When you manage change you can:

  • minimize disruption,
  • exert some control over the schedule,
  • reduce the pain of the change,
  • get the affected employees involved in planning and executing the change,
  • build teamwork at all levels of the organization as they work together to implement the change, and
  • establish a foundation for change that will make future changes easier.

What Is the Goal of This Change

Before you start anything, you need to establish the end point. “If we are going to make this change, spend all this time and money, and disrupt the company and its employees, what is it we are going to accomplish?” How will you know the change has been successful? How will you measure that success? What does the organization look like in the future state when this change has been successfully implemented? Once you know the end, you can start planning from the beginning.

Change Management Planning

The first step in successful change management is planning the change, from design, through implementation, to adoption. How much planning is required depends on how much disruption the change will cause.

As with all planning efforts, you want to start with the people involved. If you want to change the way incoming sales calls are handled, get sales involved. If you want to change how the product gets to market, talk with the people in shipping and traffic.

Plan the change as you would any other project. Establish the tasks involved. Determine their durations, priorities, and inter-dependencies. Build you project schedule and calculate the critical path. At every step along the way communicate your plan and your reasons behind it to all the stakeholders

Manage the Actual Change

At this point, managing the change is essentially the same as managing any other project. Implement the approved plan. Get each task done and keep an eye on the critical path. Monitor your progress and adjust as circumstances change.

Reinforce the Change

One unique aspect of change management is the requirement to reinforce the change. Most projects are done when the last task is completed. With change management that is almost true. Change management requires that you continue to reinforce the change after the implementation is complete.

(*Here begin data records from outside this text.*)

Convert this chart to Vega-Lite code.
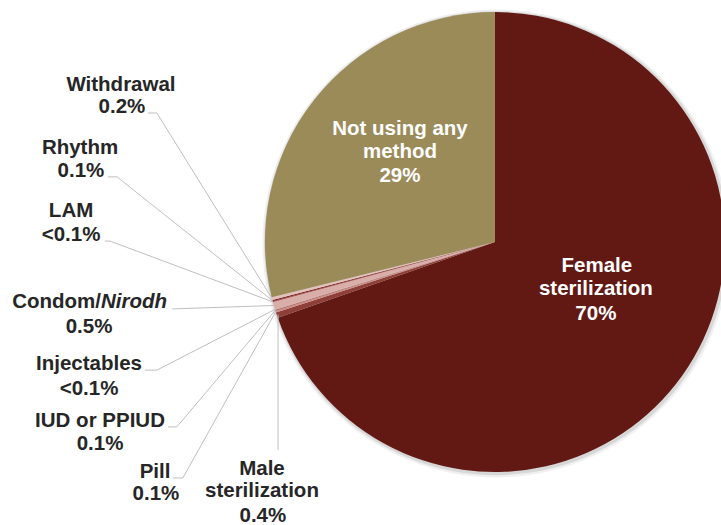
{
  "$schema": "https://vega.github.io/schema/vega-lite/v6.json",
  "width": 721,
  "height": 525,
  "padding": 0,
  "autosize": {"type": "none"},
  "background": "white",
  "config": {"view": {"stroke": null}},
  "datasets": {
    "slices": [
      {"method": "Female sterilization", "share": 70, "order": 1},
      {"method": "Male sterilization", "share": 0.4, "order": 2},
      {"method": "Pill", "share": 0.1, "order": 3},
      {"method": "IUD or PPIUD", "share": 0.1, "order": 4},
      {"method": "Injectables", "share": 0.05, "order": 5},
      {"method": "Condom/Nirodh", "share": 0.5, "order": 6},
      {"method": "LAM", "share": 0.05, "order": 7},
      {"method": "Rhythm", "share": 0.1, "order": 8},
      {"method": "Withdrawal", "share": 0.2, "order": 9},
      {"method": "Not using any method", "share": 29, "order": 10}
    ],
    "leaders": [
      {"id": "Withdrawal", "seq": 1, "x": -1.509, "y": 0.561},
      {"id": "Withdrawal", "seq": 2, "x": -1.470, "y": 0.561},
      {"id": "Withdrawal", "seq": 3, "x": -0.969, "y": -0.246},
      {"id": "Rhythm", "seq": 1, "x": -1.683, "y": 0.283},
      {"id": "Rhythm", "seq": 2, "x": -1.643, "y": 0.283},
      {"id": "Rhythm", "seq": 3, "x": -0.967, "y": -0.255},
      {"id": "LAM", "seq": 1, "x": -1.696, "y": 0.004},
      {"id": "LAM", "seq": 2, "x": -1.674, "y": 0.004},
      {"id": "LAM", "seq": 3, "x": -0.966, "y": -0.260},
      {"id": "Condom", "seq": 1, "x": -1.404, "y": -0.291},
      {"id": "Condom", "seq": 2, "x": -0.961, "y": -0.276},
      {"id": "Injectables", "seq": 1, "x": -1.522, "y": -0.557},
      {"id": "Injectables", "seq": 2, "x": -1.470, "y": -0.557},
      {"id": "Injectables", "seq": 3, "x": -0.956, "y": -0.293},
      {"id": "IUD", "seq": 1, "x": -1.422, "y": -0.804},
      {"id": "IUD", "seq": 2, "x": -1.383, "y": -0.804},
      {"id": "IUD", "seq": 3, "x": -0.955, "y": -0.297},
      {"id": "Pill", "seq": 1, "x": -1.400, "y": -1.026},
      {"id": "Pill", "seq": 2, "x": -1.357, "y": -1.026},
      {"id": "Pill", "seq": 3, "x": -0.953, "y": -0.303},
      {"id": "Male", "seq": 1, "x": -0.943, "y": -0.904},
      {"id": "Male", "seq": 2, "x": -0.943, "y": -0.315}
    ],
    "labels": [
      {"text": "Withdrawal", "x": -1.626, "y": 0.657, "kind": "outer"},
      {"text": "0.2%", "x": -1.622, "y": 0.561, "kind": "outer"},
      {"text": "Rhythm", "x": -1.804, "y": 0.383, "kind": "outer"},
      {"text": "0.1%", "x": -1.800, "y": 0.283, "kind": "outer"},
      {"text": "LAM", "x": -1.843, "y": 0.109, "kind": "outer"},
      {"text": "<0.1%", "x": -1.843, "y": 0.004, "kind": "outer"},
      {"text": "Condom/", "x": -1.713, "y": -0.287, "kind": "right"},
      {"text": "Nirodh", "x": -1.713, "y": -0.287, "kind": "italic"},
      {"text": "0.5%", "x": -1.765, "y": -0.396, "kind": "outer"},
      {"text": "Injectables", "x": -1.765, "y": -0.557, "kind": "outer"},
      {"text": "<0.1%", "x": -1.765, "y": -0.665, "kind": "outer"},
      {"text": "IUD or PPIUD", "x": -1.717, "y": -0.804, "kind": "outer"},
      {"text": "0.1%", "x": -1.717, "y": -0.904, "kind": "outer"},
      {"text": "Pill", "x": -1.478, "y": -1.026, "kind": "outer"},
      {"text": "0.1%", "x": -1.474, "y": -1.122, "kind": "outer"},
      {"text": "Male", "x": -1.013, "y": -1.013, "kind": "outer"},
      {"text": "sterilization", "x": -1.013, "y": -1.109, "kind": "outer"},
      {"text": "0.4%", "x": -1.009, "y": -1.217, "kind": "outer"},
      {"text": "Not using any", "x": -0.413, "y": 0.465, "kind": "inner"},
      {"text": "method", "x": -0.413, "y": 0.365, "kind": "inner"},
      {"text": "29%", "x": -0.413, "y": 0.261, "kind": "inner"},
      {"text": "Female", "x": 0.443, "y": -0.130, "kind": "inner"},
      {"text": "sterilization", "x": 0.439, "y": -0.230, "kind": "inner"},
      {"text": "70%", "x": 0.439, "y": -0.339, "kind": "inner"}
    ]
  },
  "layer": [
    {
      "data": {"values": [{"shade": "outer"}]},
      "mark": {"type": "arc", "outerRadius": 234, "color": "#000000", "opacity": 0.06},
      "encoding": {
        "x": {"datum": 0.006, "type": "quantitative", "scale": {"domain": [-2.152, 0.983], "nice": false, "zero": false}, "axis": null},
        "y": {"datum": -0.006, "type": "quantitative", "scale": {"domain": [-1.2304, 1.0522], "nice": false, "zero": false}, "axis": null}
      }
    },
    {
      "data": {"values": [{"shade": "inner"}]},
      "mark": {"type": "arc", "outerRadius": 232, "color": "#000000", "opacity": 0.1},
      "encoding": {
        "x": {"datum": 0.005, "type": "quantitative", "axis": null},
        "y": {"datum": -0.005, "type": "quantitative", "axis": null}
      }
    },
    {
      "data": {"name": "slices"},
      "mark": {"type": "arc", "outerRadius": 230},
      "encoding": {
        "theta": {"field": "share", "type": "quantitative", "stack": true},
        "order": {"field": "order", "type": "quantitative"},
        "color": {
          "field": "method",
          "type": "nominal",
          "legend": null,
          "scale": {
            "domain": ["Female sterilization", "Male sterilization", "Pill", "IUD or PPIUD", "Injectables", "Condom/Nirodh", "LAM", "Rhythm", "Withdrawal", "Not using any method"],
            "range": ["#621914", "#8E3F38", "#C98F89", "#B86F68", "#D8A9A4", "#D9AEA9", "#A33B36", "#7F2621", "#E3C1BD", "#9B8B59"]
          }
        },
        "x": {"datum": 0, "type": "quantitative", "axis": null},
        "y": {"datum": 0, "type": "quantitative", "axis": null}
      }
    },
    {
      "data": {"name": "leaders"},
      "mark": {"type": "line", "color": "#BFBFBF", "strokeWidth": 1},
      "encoding": {
        "x": {"field": "x", "type": "quantitative", "axis": null},
        "y": {"field": "y", "type": "quantitative", "axis": null},
        "detail": {"field": "id"},
        "order": {"field": "seq", "type": "quantitative"}
      }
    },
    {
      "data": {"name": "labels"},
      "transform": [{"filter": "datum.kind === 'outer'"}],
      "mark": {"type": "text", "font": "Liberation Sans", "fontWeight": "bold", "fontSize": 20.5, "color": "#262626", "align": "center", "baseline": "alphabetic"},
      "encoding": {
        "x": {"field": "x", "type": "quantitative", "axis": null},
        "y": {"field": "y", "type": "quantitative", "axis": null},
        "text": {"field": "text"}
      }
    },
    {
      "data": {"name": "labels"},
      "transform": [{"filter": "datum.kind === 'right'"}],
      "mark": {"type": "text", "font": "Liberation Sans", "fontWeight": "bold", "fontSize": 20.5, "color": "#262626", "align": "right", "baseline": "alphabetic"},
      "encoding": {
        "x": {"field": "x", "type": "quantitative", "axis": null},
        "y": {"field": "y", "type": "quantitative", "axis": null},
        "text": {"field": "text"}
      }
    },
    {
      "data": {"name": "labels"},
      "transform": [{"filter": "datum.kind === 'italic'"}],
      "mark": {"type": "text", "font": "Liberation Sans", "fontWeight": "bold", "fontStyle": "italic", "fontSize": 20.5, "color": "#262626", "align": "left", "baseline": "alphabetic"},
      "encoding": {
        "x": {"field": "x", "type": "quantitative", "axis": null},
        "y": {"field": "y", "type": "quantitative", "axis": null},
        "text": {"field": "text"}
      }
    },
    {
      "data": {"name": "labels"},
      "transform": [{"filter": "datum.kind === 'inner'"}],
      "mark": {"type": "text", "font": "Liberation Sans", "fontWeight": "bold", "fontSize": 20.5, "color": "#FFFFFF", "align": "center", "baseline": "alphabetic"},
      "encoding": {
        "x": {"field": "x", "type": "quantitative", "axis": null},
        "y": {"field": "y", "type": "quantitative", "axis": null},
        "text": {"field": "text"}
      }
    }
  ]
}
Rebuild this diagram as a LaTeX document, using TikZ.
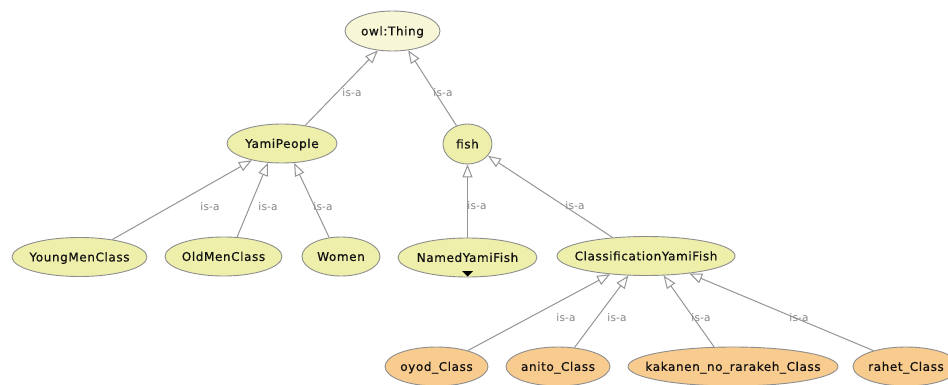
\documentclass[tikz,border=0pt]{standalone}
\usepackage{fontspec}
\usetikzlibrary{shapes.geometric,arrows.meta}
\newfontfamily\nodefont[LetterSpace=5,FakeBold=0.6]{DejaVu Sans}
\newfontfamily\lblfontfam[LetterSpace=2]{DejaVu Sans}
\definecolor{yel}{HTML}{EFEFAC}
\definecolor{thingcol}{HTML}{F7F7D8}
\definecolor{org}{HTML}{F8CB8E}
\definecolor{bord}{HTML}{8E8E8E}
\definecolor{edgecol}{HTML}{959595}
\definecolor{lblcol}{HTML}{858585}
\definecolor{txtcol}{HTML}{111111}
\newcommand{\ctext}[1]{\smash{\makebox[0pt]{\raisebox{-4.4pt}{#1}}}}
\tikzset{
  cls/.style={ellipse, draw=bord, line width=0.9pt, fill=yel, inner sep=0pt,
    minimum height=39pt, text=txtcol, font=\nodefont\fontsize{12}{14}\selectfont},
  inst/.style={cls, fill=org},
  isa/.style={draw=edgecol, line width=1pt,
    -{Triangle[open, length=13pt, width=10pt, fill=white]}},
  lbl/.style={text=lblcol, inner sep=0pt, font=\lblfontfam\fontsize{10.5}{12}\selectfont}
}
\begin{document}
\begin{tikzpicture}[x=1pt, y=-1pt]
\useasboundingbox (0,0) rectangle (948,385);
\clip (0,0) rectangle (948,385);
\fill[white] (0,0) rectangle (948,385);

\node[cls, fill=thingcol, minimum width=95pt, minimum height=40pt] (thing) at (392.5,31) {\ctext{owl:Thing}};
\node[cls, minimum width=110pt] (ympl) at (282,143.5) {\ctext{YamiPeople}};
\node[cls, minimum width=49pt, minimum height=40pt] (fish) at (467.5,144) {\ctext{fish}};
\node[cls, minimum width=135pt] (ymc) at (79.5,257) {\ctext{YoungMenClass}};
\node[cls, minimum width=117pt] (omc) at (223.5,256.5) {\ctext{OldMenClass}};
\node[cls, minimum width=78pt] (women) at (341,256.5) {\ctext{Women}};
\node[cls, minimum width=139pt] (nyf) at (467.5,257.5) {\ctext{NamedYamiFish}};
\node[cls, minimum width=178pt] (cyf) at (646,256) {\ctext{ClassificationYamiFish}};
\node[inst, minimum width=103pt] (oyod) at (436.5,366.5) {\ctext{oyod\_Class}};
\node[inst, minimum width=104pt] (anito) at (558,366.5) {\ctext{anito\_Class}};
\node[inst, minimum width=210pt] (kaka) at (733,366.5) {\ctext{kakanen\_no\_rarakeh\_Class}};
\node[inst, minimum width=106pt] (rahet) at (906,366.5) {\ctext{rahet\_Class}};

\fill[black] ([shift={(-5.5,13.5)}]nyf.center) -- ([shift={(5.5,13.5)}]nyf.center)
  -- ([shift={(0,19)}]nyf.center) -- cycle;

\draw[isa] (ympl.38) -- (thing.233) node[lbl] at (352,93) {is-a};
\draw[isa] (fish.121) -- (thing.309) node[lbl] at (443,93) {is-a};
\draw[isa] (ymc.28) -- (ympl.209) node[lbl] at (210,207) {is-a};
\draw[isa] (omc.55) -- (ympl.234) node[lbl] at (268,207) {is-a};
\draw[isa] (women.122) -- (ympl.302) node[lbl] at (323,207) {is-a};
\draw[isa] (nyf.north) -- (fish.south) node[lbl] at (477,206) {is-a};
\draw[isa] (cyf.151) -- (fish.330) node[lbl] at (575,206) {is-a};
\draw[isa] (oyod.27) -- (cyf.207) node[lbl] at (566,318) {is-a};
\draw[isa] (anito.49) -- (cyf.228) node[lbl] at (617,318) {is-a};
\draw[isa] (kaka.134) -- (cyf.312) node[lbl] at (701,318) {is-a};
\draw[isa] (rahet.154) -- (cyf.338) node[lbl] at (799,318) {is-a};
\end{tikzpicture}
\end{document}
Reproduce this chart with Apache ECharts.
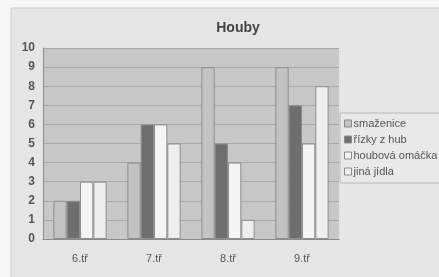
<!DOCTYPE html>
<html>
<head>
<meta charset="utf-8">
<script src="https://cdn.jsdelivr.net/npm/echarts@6/dist/echarts.min.js"></script>
<style>
  html, body { margin: 0; padding: 0; background: #f6f6f6; }
  #chart { width: 439px; height: 277px; }
</style>
</head>
<body>
<div id="chart"></div>
<script>
  // data
  const categories = ['6.tř', '7.tř', '8.tř', '9.tř'];
  const smazenice = [2, 4, 9, 9];
  const rizky = [2, 6, 5, 7];
  const omacka = [3, 6, 4, 5];
  const jina = [3, 5, 1, 8];
  const seriesNames = ['smaženice', 'řízky z hub', 'houbová omáčka', 'jiná jídla'];
  const seriesColors = ['#c2c2c2', '#6e6e6e', '#f4f4f4', '#eeeeee'];

  const chart = echarts.init(document.getElementById('chart'));

  const option = {
    animation: false,
    backgroundColor: '#f6f6f6',
    textStyle: { fontFamily: 'Liberation Sans, Arial, sans-serif' },
    graphic: [
      // photographed frame of the chart
      {
        type: 'rect', z: -10,
        shape: { x: 11, y: 8, width: 440, height: 280 },
        style: { fill: '#e5e5e5', stroke: '#cfcfcf', lineWidth: 1 }
      }
    ],
    title: {
      text: 'Houby',
      left: 233, top: 16,
      textAlign: 'center',
      textStyle: { fontSize: 14, fontWeight: 'bold', color: '#454545' }
    },
    legend: {
      orient: 'vertical',
      left: 340, top: 113,
      padding: [5, 20, 6, 4],
      icon: 'rect',
      itemWidth: 7, itemHeight: 7, itemGap: 5,
      backgroundColor: '#e8e8e8',
      borderColor: '#b8b8b8', borderWidth: 1,
      textStyle: { fontSize: 11, color: '#555', padding: [0, 0, 0, -3] },
      data: seriesNames.map(n => ({ name: n, itemStyle: { borderColor: '#8a8a8a', borderWidth: 1 } }))
    },
    grid: { left: 43, right: 100, top: 48, bottom: 38, show: true, backgroundColor: '#c7c7c7', borderWidth: 0 },
    xAxis: {
      type: 'category',
      data: categories,
      axisTick: { show: false },
      axisLine: { lineStyle: { color: '#8a8a8a' } },
      axisLabel: { fontSize: 11, color: '#555', margin: 14 }
    },
    yAxis: {
      type: 'value',
      min: 0, max: 10, interval: 1,
      axisLine: { show: true, lineStyle: { color: '#8a8a8a' } },
      axisTick: { show: false },
      axisLabel: { fontSize: 12, color: '#555', fontWeight: 'bold', margin: 8 },
      splitLine: { lineStyle: { color: '#a9a9a9' } }
    },
    series: [smazenice, rizky, omacka, jina].map((d, i) => ({
      name: seriesNames[i],
      type: 'bar',
      data: d,
      barGap: '0%',
      barCategoryGap: '28%',
      itemStyle: { color: seriesColors[i], borderColor: '#8c8c8c', borderWidth: 1 }
    }))
  };

  chart.setOption(option);
</script>
</body>
</html>
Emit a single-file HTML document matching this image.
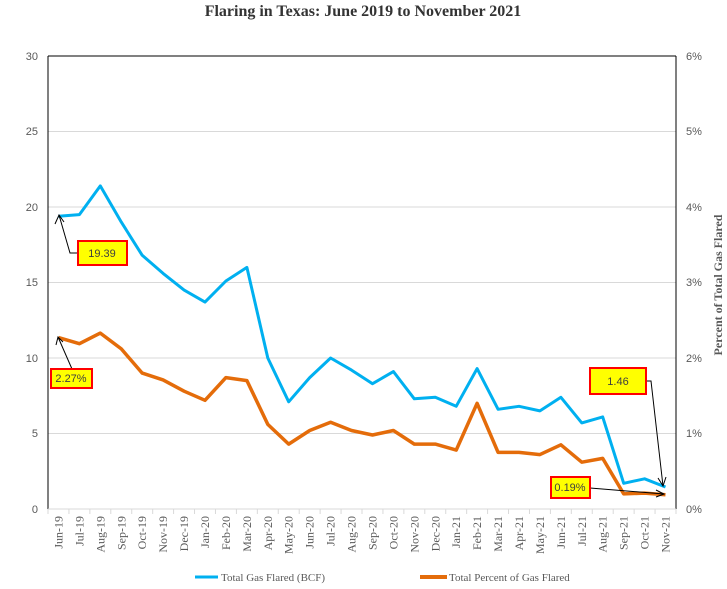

Think of it like a diet. You make a life style change of going on a diet and only eat healthy foods. After a few months, you have met your goal and lost the weight you wanted. If you don’t reinforce that change, you will go back to your old eating habits and you’ll gain all that weight back. If you implement a change to the customer service process that requires all calls to be handled to completion on the first call, but you stop enforcing that, some customer service reps will slide back to getting through the call as fast as they can to make their “numbers” look better and the customers will end up having to call again.

Bottom Line

Change Management is not magic, nor is it impossibly difficult. It requires careful planning, involving everyone affected, communicating frequently, establishing a clear goal for the change and a way of measuring success, executing the plan, and reinforcing the change once it is in place.